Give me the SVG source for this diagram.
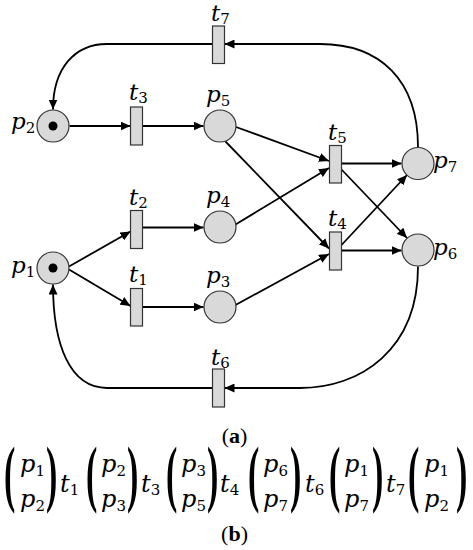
<svg xmlns="http://www.w3.org/2000/svg" width="473" height="550" viewBox="0 0 473 550">
<style>
.pl{fill:#d9d9d9;stroke:#333;stroke-width:1.2}
.tr{fill:#d9d9d9;stroke:#333;stroke-width:1.2}
.tok{fill:#000}
.lb{font-family:"DejaVu Serif",serif;font-style:italic;font-size:23px;fill:#000}
.ml{font-family:"DejaVu Serif",serif;font-style:italic;font-size:24px;fill:#000}
.sb{font-family:"DejaVu Serif",serif;font-style:normal;font-size:15px}
.cap{font-family:"Liberation Serif",serif;font-size:22px;fill:#000}
.par{font-family:"Liberation Serif",serif;font-weight:bold;font-size:34px;fill:#000}
.arc{fill:none;stroke:#000;stroke-width:1.8;marker-end:url(#ah)}
</style>
<defs>
<marker id="ah" markerWidth="10" markerHeight="9" refX="10" refY="4.5" orient="auto" markerUnits="userSpaceOnUse">
<path d="M0,0 L10,4.5 L0,9 z" fill="#000"/>
</marker>
</defs>
<g id="connectors">
<path class="arc" d="M69.5 126 L130.5 126"/>
<path class="arc" d="M142.5 126 L203.5 126"/>
<path class="arc" d="M69 266.5 L130.5 231.5"/>
<path class="arc" d="M69 269.5 L130.5 306"/>
<path class="arc" d="M142.5 227.5 L203.5 227.5"/>
<path class="arc" d="M142.5 307 L203.5 307"/>
<path class="arc" d="M236 127 L329 161"/>
<path class="arc" d="M225.5 141.5 L329 248.5"/>
<path class="arc" d="M235.5 224.5 L329 168"/>
<path class="arc" d="M235.5 305 L329 254"/>
<path class="arc" d="M341.5 163.5 L401.5 163.5"/>
<path class="arc" d="M341.5 169.5 L407 238"/>
<path class="arc" d="M341.5 245 L407 175"/>
<path class="arc" d="M341.5 250.5 L401.5 250.5"/>
<path class="arc" d="M212.5 44 L107 44 C75 44 53 68 53 109.5"/>
<path class="arc" d="M418 147 C418 80 380 44 320 44 L224.5 44"/>
<path class="arc" d="M418 266.5 C418 350 360 388 300 388 L224.5 388"/>
<path class="arc" d="M212.5 388 L107 388 C70 388 53 345 53 284.5"/>
</g>
<g id="p1"><circle class="pl" cx="53" cy="268" r="16"/><circle class="tok" cx="53" cy="268" r="4.5"/><text class="lb" x="11" y="273">p<tspan class="sb" dy="4">1</tspan></text></g>
<g id="p2"><circle class="pl" cx="53" cy="126" r="16"/><circle class="tok" cx="53" cy="126" r="4.5"/><text class="lb" x="11" y="129">p<tspan class="sb" dy="4">2</tspan></text></g>
<g id="p3"><circle class="pl" cx="220" cy="307" r="16"/><text class="lb" x="206" y="283">p<tspan class="sb" dy="4">3</tspan></text></g>
<g id="p4"><circle class="pl" cx="220" cy="227" r="16"/><text class="lb" x="206" y="203">p<tspan class="sb" dy="4">4</tspan></text></g>
<g id="p5"><circle class="pl" cx="220" cy="126" r="16"/><text class="lb" x="206" y="102">p<tspan class="sb" dy="4">5</tspan></text></g>
<g id="p6"><circle class="pl" cx="418" cy="250" r="16"/><text class="lb" x="433" y="255">p<tspan class="sb" dy="4">6</tspan></text></g>
<g id="p7"><circle class="pl" cx="418" cy="163.5" r="16"/><text class="lb" x="433" y="168">p<tspan class="sb" dy="4">7</tspan></text></g>
<g id="t1"><rect class="tr" x="130.5" y="288.5" width="12" height="37.5"/><text class="lb" x="129" y="282">t<tspan class="sb" dy="3">1</tspan></text></g>
<g id="t2"><rect class="tr" x="130.5" y="210.5" width="12" height="38"/><text class="lb" x="129" y="205">t<tspan class="sb" dy="3">2</tspan></text></g>
<g id="t3"><rect class="tr" x="130.5" y="107" width="12" height="38"/><text class="lb" x="129" y="100">t<tspan class="sb" dy="3">3</tspan></text></g>
<g id="t4"><rect class="tr" x="329.5" y="232" width="12" height="38"/><text class="lb" x="328" y="226">t<tspan class="sb" dy="3">4</tspan></text></g>
<g id="t5"><rect class="tr" x="329.5" y="145.5" width="12" height="37.5"/><text class="lb" x="328" y="140">t<tspan class="sb" dy="3">5</tspan></text></g>
<g id="t6"><rect class="tr" x="212.5" y="369" width="12" height="38"/><text class="lb" x="211" y="365">t<tspan class="sb" dy="3">6</tspan></text></g>
<g id="t7"><rect class="tr" x="212.5" y="26" width="12" height="37.5"/><text class="lb" x="211" y="21">t<tspan class="sb" dy="3">7</tspan></text></g>
<g id="caption-a"><text class="cap" x="234.5" y="443" text-anchor="middle">(<tspan font-weight="bold">a</tspan>)</text></g>
<g id="sequence">
<text class="par" transform="translate(4,497.5) scale(1,2.15)">(</text>
<text class="ml" x="20" y="472">p<tspan class="sb" dy="4">1</tspan></text>
<text class="ml" x="20" y="507">p<tspan class="sb" dy="4">2</tspan></text>
<text class="par" transform="translate(46,497.5) scale(1,2.15)">)</text>
<text class="ml" x="60" y="492">t<tspan class="sb" dy="3">1</tspan></text>
<text class="par" transform="translate(86,497.5) scale(1,2.15)">(</text>
<text class="ml" x="101" y="472">p<tspan class="sb" dy="4">2</tspan></text>
<text class="ml" x="101" y="507">p<tspan class="sb" dy="4">3</tspan></text>
<text class="par" transform="translate(127,497.5) scale(1,2.15)">)</text>
<text class="ml" x="141" y="492">t<tspan class="sb" dy="3">3</tspan></text>
<text class="par" transform="translate(166,497.5) scale(1,2.15)">(</text>
<text class="ml" x="181" y="472">p<tspan class="sb" dy="4">3</tspan></text>
<text class="ml" x="181" y="507">p<tspan class="sb" dy="4">5</tspan></text>
<text class="par" transform="translate(207,497.5) scale(1,2.15)">)</text>
<text class="ml" x="220" y="492">t<tspan class="sb" dy="3">4</tspan></text>
<text class="par" transform="translate(248,497.5) scale(1,2.15)">(</text>
<text class="ml" x="263" y="472">p<tspan class="sb" dy="4">6</tspan></text>
<text class="ml" x="263" y="507">p<tspan class="sb" dy="4">7</tspan></text>
<text class="par" transform="translate(290,497.5) scale(1,2.15)">)</text>
<text class="ml" x="305" y="492">t<tspan class="sb" dy="3">6</tspan></text>
<text class="par" transform="translate(329,497.5) scale(1,2.15)">(</text>
<text class="ml" x="344" y="472">p<tspan class="sb" dy="4">1</tspan></text>
<text class="ml" x="344" y="507">p<tspan class="sb" dy="4">7</tspan></text>
<text class="par" transform="translate(372,497.5) scale(1,2.15)">)</text>
<text class="ml" x="386" y="492">t<tspan class="sb" dy="3">7</tspan></text>
<text class="par" transform="translate(408,497.5) scale(1,2.15)">(</text>
<text class="ml" x="424" y="472">p<tspan class="sb" dy="4">1</tspan></text>
<text class="ml" x="424" y="507">p<tspan class="sb" dy="4">2</tspan></text>
<text class="par" transform="translate(456,497.5) scale(1,2.15)">)</text>
</g>
<g id="caption-b"><text class="cap" x="234.5" y="541" text-anchor="middle">(<tspan font-weight="bold">b</tspan>)</text></g>
</svg>
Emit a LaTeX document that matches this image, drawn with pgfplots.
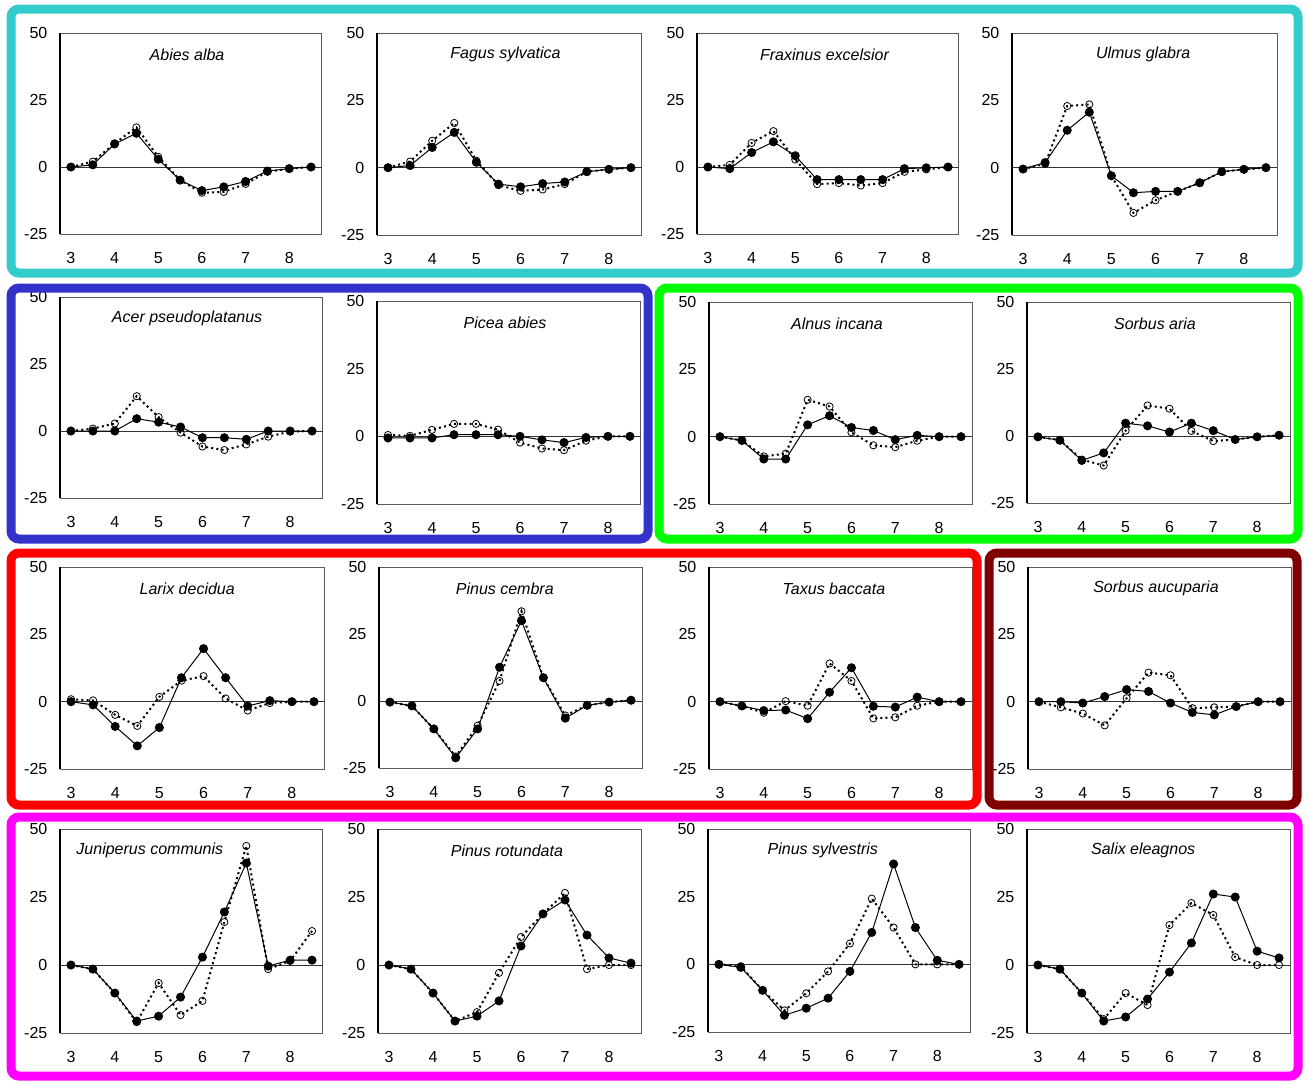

--- --- ---

Repeat each entry above word for word, leaving every picture out.

Give me the SVG source for this diagram.
<svg xmlns="http://www.w3.org/2000/svg" width="473" height="550" viewBox="0 0 473 550">
<style>
.pl{fill:#d9d9d9;stroke:#333;stroke-width:1.2}
.tr{fill:#d9d9d9;stroke:#333;stroke-width:1.2}
.tok{fill:#000}
.lb{font-family:"DejaVu Serif",serif;font-style:italic;font-size:23px;fill:#000}
.ml{font-family:"DejaVu Serif",serif;font-style:italic;font-size:24px;fill:#000}
.sb{font-family:"DejaVu Serif",serif;font-style:normal;font-size:15px}
.cap{font-family:"Liberation Serif",serif;font-size:22px;fill:#000}
.par{font-family:"Liberation Serif",serif;font-weight:bold;font-size:34px;fill:#000}
.arc{fill:none;stroke:#000;stroke-width:1.8;marker-end:url(#ah)}
</style>
<defs>
<marker id="ah" markerWidth="10" markerHeight="9" refX="10" refY="4.5" orient="auto" markerUnits="userSpaceOnUse">
<path d="M0,0 L10,4.5 L0,9 z" fill="#000"/>
</marker>
</defs>
<g id="connectors">
<path class="arc" d="M69.5 126 L130.5 126"/>
<path class="arc" d="M142.5 126 L203.5 126"/>
<path class="arc" d="M69 266.5 L130.5 231.5"/>
<path class="arc" d="M69 269.5 L130.5 306"/>
<path class="arc" d="M142.5 227.5 L203.5 227.5"/>
<path class="arc" d="M142.5 307 L203.5 307"/>
<path class="arc" d="M236 127 L329 161"/>
<path class="arc" d="M225.5 141.5 L329 248.5"/>
<path class="arc" d="M235.5 224.5 L329 168"/>
<path class="arc" d="M235.5 305 L329 254"/>
<path class="arc" d="M341.5 163.5 L401.5 163.5"/>
<path class="arc" d="M341.5 169.5 L407 238"/>
<path class="arc" d="M341.5 245 L407 175"/>
<path class="arc" d="M341.5 250.5 L401.5 250.5"/>
<path class="arc" d="M212.5 44 L107 44 C75 44 53 68 53 109.5"/>
<path class="arc" d="M418 147 C418 80 380 44 320 44 L224.5 44"/>
<path class="arc" d="M418 266.5 C418 350 360 388 300 388 L224.5 388"/>
<path class="arc" d="M212.5 388 L107 388 C70 388 53 345 53 284.5"/>
</g>
<g id="p1"><circle class="pl" cx="53" cy="268" r="16"/><circle class="tok" cx="53" cy="268" r="4.5"/><text class="lb" x="11" y="273">p<tspan class="sb" dy="4">1</tspan></text></g>
<g id="p2"><circle class="pl" cx="53" cy="126" r="16"/><circle class="tok" cx="53" cy="126" r="4.5"/><text class="lb" x="11" y="129">p<tspan class="sb" dy="4">2</tspan></text></g>
<g id="p3"><circle class="pl" cx="220" cy="307" r="16"/><text class="lb" x="206" y="283">p<tspan class="sb" dy="4">3</tspan></text></g>
<g id="p4"><circle class="pl" cx="220" cy="227" r="16"/><text class="lb" x="206" y="203">p<tspan class="sb" dy="4">4</tspan></text></g>
<g id="p5"><circle class="pl" cx="220" cy="126" r="16"/><text class="lb" x="206" y="102">p<tspan class="sb" dy="4">5</tspan></text></g>
<g id="p6"><circle class="pl" cx="418" cy="250" r="16"/><text class="lb" x="433" y="255">p<tspan class="sb" dy="4">6</tspan></text></g>
<g id="p7"><circle class="pl" cx="418" cy="163.5" r="16"/><text class="lb" x="433" y="168">p<tspan class="sb" dy="4">7</tspan></text></g>
<g id="t1"><rect class="tr" x="130.5" y="288.5" width="12" height="37.5"/><text class="lb" x="129" y="282">t<tspan class="sb" dy="3">1</tspan></text></g>
<g id="t2"><rect class="tr" x="130.5" y="210.5" width="12" height="38"/><text class="lb" x="129" y="205">t<tspan class="sb" dy="3">2</tspan></text></g>
<g id="t3"><rect class="tr" x="130.5" y="107" width="12" height="38"/><text class="lb" x="129" y="100">t<tspan class="sb" dy="3">3</tspan></text></g>
<g id="t4"><rect class="tr" x="329.5" y="232" width="12" height="38"/><text class="lb" x="328" y="226">t<tspan class="sb" dy="3">4</tspan></text></g>
<g id="t5"><rect class="tr" x="329.5" y="145.5" width="12" height="37.5"/><text class="lb" x="328" y="140">t<tspan class="sb" dy="3">5</tspan></text></g>
<g id="t6"><rect class="tr" x="212.5" y="369" width="12" height="38"/><text class="lb" x="211" y="365">t<tspan class="sb" dy="3">6</tspan></text></g>
<g id="t7"><rect class="tr" x="212.5" y="26" width="12" height="37.5"/><text class="lb" x="211" y="21">t<tspan class="sb" dy="3">7</tspan></text></g>
<g id="caption-a"><text class="cap" x="234.5" y="443" text-anchor="middle">(<tspan font-weight="bold">a</tspan>)</text></g>
<g id="sequence">
<text class="par" transform="translate(4,497.5) scale(1,2.15)">(</text>
<text class="ml" x="20" y="472">p<tspan class="sb" dy="4">1</tspan></text>
<text class="ml" x="20" y="507">p<tspan class="sb" dy="4">2</tspan></text>
<text class="par" transform="translate(46,497.5) scale(1,2.15)">)</text>
<text class="ml" x="60" y="492">t<tspan class="sb" dy="3">1</tspan></text>
<text class="par" transform="translate(86,497.5) scale(1,2.15)">(</text>
<text class="ml" x="101" y="472">p<tspan class="sb" dy="4">2</tspan></text>
<text class="ml" x="101" y="507">p<tspan class="sb" dy="4">3</tspan></text>
<text class="par" transform="translate(127,497.5) scale(1,2.15)">)</text>
<text class="ml" x="141" y="492">t<tspan class="sb" dy="3">3</tspan></text>
<text class="par" transform="translate(166,497.5) scale(1,2.15)">(</text>
<text class="ml" x="181" y="472">p<tspan class="sb" dy="4">3</tspan></text>
<text class="ml" x="181" y="507">p<tspan class="sb" dy="4">5</tspan></text>
<text class="par" transform="translate(207,497.5) scale(1,2.15)">)</text>
<text class="ml" x="220" y="492">t<tspan class="sb" dy="3">4</tspan></text>
<text class="par" transform="translate(248,497.5) scale(1,2.15)">(</text>
<text class="ml" x="263" y="472">p<tspan class="sb" dy="4">6</tspan></text>
<text class="ml" x="263" y="507">p<tspan class="sb" dy="4">7</tspan></text>
<text class="par" transform="translate(290,497.5) scale(1,2.15)">)</text>
<text class="ml" x="305" y="492">t<tspan class="sb" dy="3">6</tspan></text>
<text class="par" transform="translate(329,497.5) scale(1,2.15)">(</text>
<text class="ml" x="344" y="472">p<tspan class="sb" dy="4">1</tspan></text>
<text class="ml" x="344" y="507">p<tspan class="sb" dy="4">7</tspan></text>
<text class="par" transform="translate(372,497.5) scale(1,2.15)">)</text>
<text class="ml" x="386" y="492">t<tspan class="sb" dy="3">7</tspan></text>
<text class="par" transform="translate(408,497.5) scale(1,2.15)">(</text>
<text class="ml" x="424" y="472">p<tspan class="sb" dy="4">1</tspan></text>
<text class="ml" x="424" y="507">p<tspan class="sb" dy="4">2</tspan></text>
<text class="par" transform="translate(456,497.5) scale(1,2.15)">)</text>
</g>
<g id="caption-b"><text class="cap" x="234.5" y="541" text-anchor="middle">(<tspan font-weight="bold">b</tspan>)</text></g>
</svg>
Emit a LaTeX document that matches this image, drawn with pgfplots.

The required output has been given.